Former star quarterback, youth minister and four-term Oklahoma congressman J.C. Watts Jr. has a new credential to add to his resume: John Deere dealer.
Mr. Watts, through the J.C. Watts Cos. — an umbrella company that he formed upon leaving Congress in 2002 — last month acquired Mustang Equipment, an independent dealer of John Deere products with locations in San Antonio and Marble Falls, Texas.
“I’ve kind of grown up around the cattle business and hay hauling and farming, so the equipment business is not totally foreign to me,” said Mr. Watts, whose hometown is Eufaula, Okla. “John Deere is a brand we all know.”
Since his return to private life, Mr. Watts has assembled a team of Capitol Hill veterans and business executives to staff his parent company and his flagship business, the Watts Consulting Group, which lobbies on behalf of small businesses, Fortune 500 companies, trade groups, nonprofits and historically black colleges and universities.
The J.C. Watts Cos. also owns CLS Group, a construction, project-management and engineering company based in Oklahoma. Another subsidiary, HR Empowerment, provides work force diversity training.
“When you acquire a business, you want it to have three things,” said Mr. Watts, 48, who lives in Fairfax with his wife, Frankie, son, Trey, 15, and daughters Julie, 16, and Jennifer, 21. “Good management, cash flow [and] you want there to be opportunity to grow.”
Mr. Watts said Mustang Equipment, located in “great growth areas” of San Antonio and more rural Marble Falls, possessed these qualities.

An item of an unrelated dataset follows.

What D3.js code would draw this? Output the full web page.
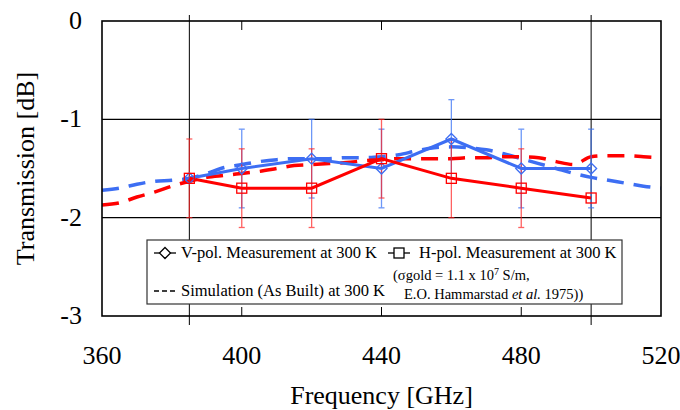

“I think people are getting to where they are a little more inclined to kind of get out of the high-traffic areas, the suburban areas, and go outside of town, where they’ve got five to 10 acres of land, and so they need those smaller tractors, the zero-turn mowers and things like that,” he said.
J.C. Watts Cos. employs just over than a dozen people with about 50 other people employed through its subsidiaries. Last year, the company posted $25 million in revenue.

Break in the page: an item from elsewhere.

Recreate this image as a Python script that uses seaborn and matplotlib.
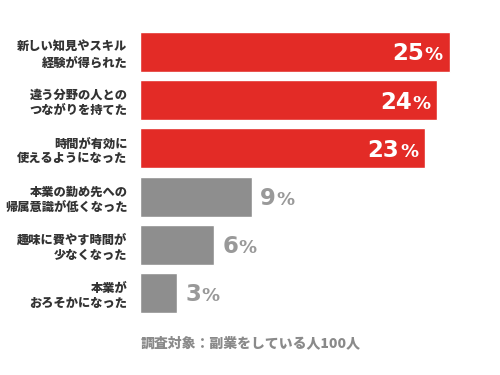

The former member of the House fits the profile of a John Deere dealer, Deere & Co. spokesman Ken Golden said.
“We have found J.C. to be a thorough and a strong business leader,” Mr. Golden said. “He has experienced tremendous success in the past, and we anticipate his drive to excellence will make him a strong independent dealer of John Deere equipment.”
Mr. Watts describes much of his post-congressional career as an extension of his efforts as a lawmaker from 1994 to 2002. An outspoken black conservative and later chairman of the House Republican Conference, he sponsored legislation providing various tax incentives for businesses in low-income areas and authored President Bush’s faith-based initiative, which expanded the federally subsidized savings accounts that qualified people can use to open a business, pay for college or buy a house.
“One of the best ways to grow the underserved community is through business start-ups,” said Mr. Watts, who ruffled some feathers during his tenure on Capitol Hill by refusing to join the solidly Democratic Congressional Black Caucus. “We don’t need more taxes; we need more taxpayers. And the way you get more taxpayers is you encourage businesses to start and grow.”
Mr. Watts said he wants his company to be a model for minority-owned firms but said small businesses face a challenge when competing for government contracts against large incumbents.
“I know how hard it is to get access and build relationships with decision-makers, and usually, quality and experience won’t trump access,” said Mr. Watts, who plans to form a private-equity company to help minority-owned small businesses get off the ground. “A company that’s doing $20,000 a year has just as much right to grow their business as a company doing $20 billion a year. But again, the company with $20 billion can hire lobbyists.”